A Europa está também a atrasar-se na revolução tecnológica, em particular no desenvolvimento e aplicação de soluções de inteligência artificial, bem como todo o ecosistema de computação à sua volta, os quais vão ter um enorme impacto nas empresas, na produtividade e modelo de trabalho.

E onde a Europa tem a liderança – na transição energética e na regulação para a sustentablidade, estas são áreas crescentemente sob pressão, em que a mobilização planetária que teria que acontecer nos outros países sobre estes temas, não só não está a acontecer à velocidade desejada mas, em algumas áreas, está a retroceder, colocando em risco o combate às alterações climáticas.

O relatório Draghi sobre a competitividade da Europa divulgado há duas semanas, teve o mérito de dar destaque a alguns dos problemas estratégicos da Europa e alertar para o declínio estratégico e económico do Velho Continente.  Velho não só em história mas também na estrutura demográfica da sua população, criando um lastro negativo na economia e sociedade. Uma população envelhecida tende a ser mais fechada, mais conservadora e mais focada nos problemas do presente do que nos desafios de futuro.

Enormes desafios que colocam um ónus tremendo nas lideranças da Europa, seja na nova Comissão Europeia seja nos líderes dos países Europeus. No passado recente, a incapacidade da Europa pensar e agir a uma só voz causou danos importantes, enfraquecendo o projeto Europeu. Como exemplo, no setor da energia, a estratégia da França de bloquear um mercado único de energia com a Peninsula Ibérica para poder vender mais cara a sua energia nuclear, e a estratégia da Alemanha de aumentar a sua dependência de gás russo em detrimento de uma solução para a Europa, foram tiros de bazuca nos pés Europeus. O sucesso do Projeto Europeu requer uma estratégia ambiciosa e articulada em que os países devem ter a capacidade de ceder em algumas áreas para ganhar noutras num modelo que reforce a autonomia estratégica da Europa. A criação da Airbus é um excelente exemplo dessa ambição bem executada.

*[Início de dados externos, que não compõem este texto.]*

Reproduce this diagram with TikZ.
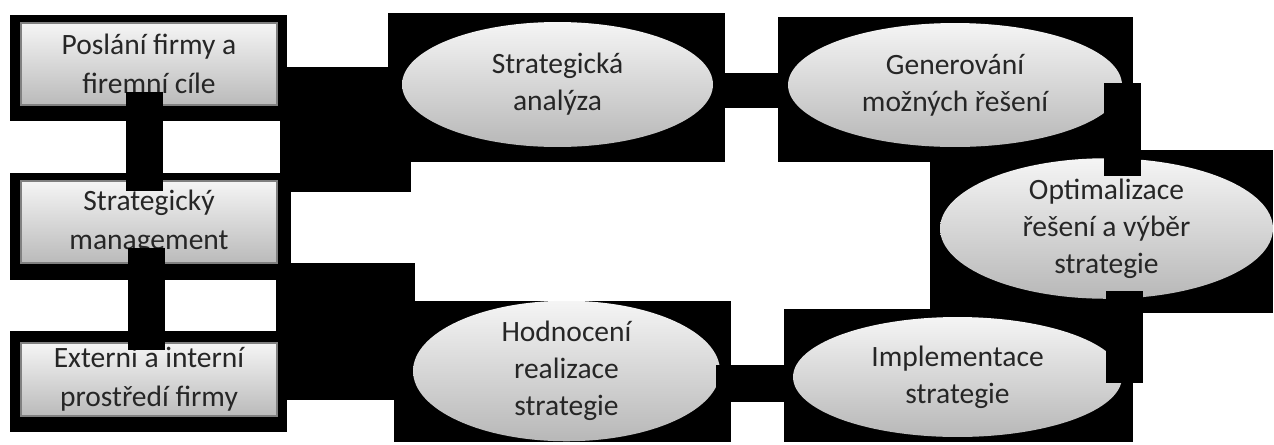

A nossa “velha” Europa tem ainda uma enorme reserva de recursos e capacidades, bem como um mercado enorme e capacidades tecnológicas e militares relevantes. Tem uma capital de prestígio internacional e uma reserva moral importantes. Desenvolveu aquele que é o modelo económico-social de maior sucesso no mundo e na história e capaz de gerar prosperidade partilhada. Falando a uma só voz, a Europa tem capacidade  de dirimir conflitos, criar pontes entre blocos e encontrar soluções universais. Trabalhando numa estratégia Europeia articulada entre os vários países, conseguirá preservar a sua autonomia estratégica, reforçar a sua Economia e continuar a liderar em áreas chave da Economia mundial. A Europa precisa de liderança, nas instituições Europeias e nos diferentes países. Uma liderança responsável, informada e mobilizadora. E os cidadãos Europeus precisam de ter o discernimento de eleger e apoiar esses líderes e não populistas de pendor autocrático.